I wouldn’t necessarily take the short odds against background checks becoming law of the land, if only because although we usually think our country was settled east to west, in fact much of our culture has moved west to east. California was already settled by Spanish conquistadores and their descendants while Virginia, Massachusetts and the other colonies were still largely woods, and much of our modern culture first appeared on the West Coast in the form of movies and tv. I first heard of ‘health food’ when I went from New York to teach at Berkeley in 1976. And let’s not forget where Starbucks got started, ditto Ronald Reagan and the ‘modern conservative movement’ along with half-and-half.
I have no issue with the notion that background checks keep guns out of the ‘wrong hands.’ I also don’t believe the nonsense thrown around by so-called 2nd-Amendment ‘absolutists’ that background checks are a violation of their constitutional rights.

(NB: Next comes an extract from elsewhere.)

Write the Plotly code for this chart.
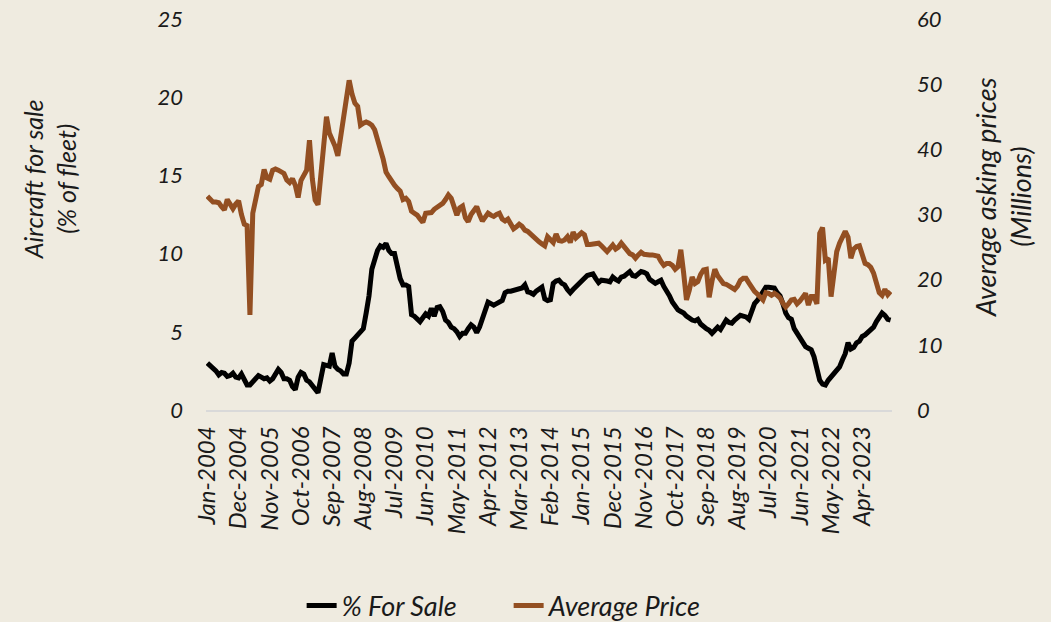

But we shouldn’t just assume that because the FBI says that slightly more than 1 million NICS transactions have been denied since the system became operational in 1998 that this somehow translates into one million guns being kept away from the ‘wrong hands,’ which means kept away from people who will use those guns to commit violence and crimes.
We really don’t know why violent crime rates, particularly gun crime rates, have dropped by 50% over the last twenty years. And because we don’t know why this has occurred, it’s not clear that any of the solutions, including background checks, will result in gun violence dropping any more. I’m not suggesting that we should stop strengthening gun regulations just because, to parrot the NRA, criminals don’t obey laws. If we used criminal response to laws as a criteria for judging the effectiveness of our legal codes, we would never pass a single statute at all. What I am suggesting is that if we continue to define gun violence as a preventable public health issue, which is how we have been defining it since 1981, we should set realistic goals for reductions in gun violence and use these goals to judge the effectiveness of the policies and strategies that are espoused.
In fact, the CDC has adopted what they believe to be realistic goals for reductions in gun violence over the next five years. These goals call for a 10% reduction by 2020 in gun homicides, non-fatal shootings and children bringing guns into schools. I think the time has come for activists who are working to end gun violence to sit down, en masse, and figure out whether the CDC numbers are realistic, or need to be adjusted, or need to be replaced by a different set of criteria and a different set of goals. And the gun industry should be invited to participate in this discussion as well.
The gun industry used to count on the fact that the upsurge in concern about gun violence which followed every high-profile shooting would quickly run its course. Frankly, I thought the groundswell provoked by Sandy Hook would be over by the time the first anniversary of the tragedy rolled around. But recent events in Washington State and Oregon have proven me wrong. And when it comes to public health policies, things have a way of taking on a momentum and a life of their own. As I said early on, I wouldn’t take the short odds against more gun regulations down the line.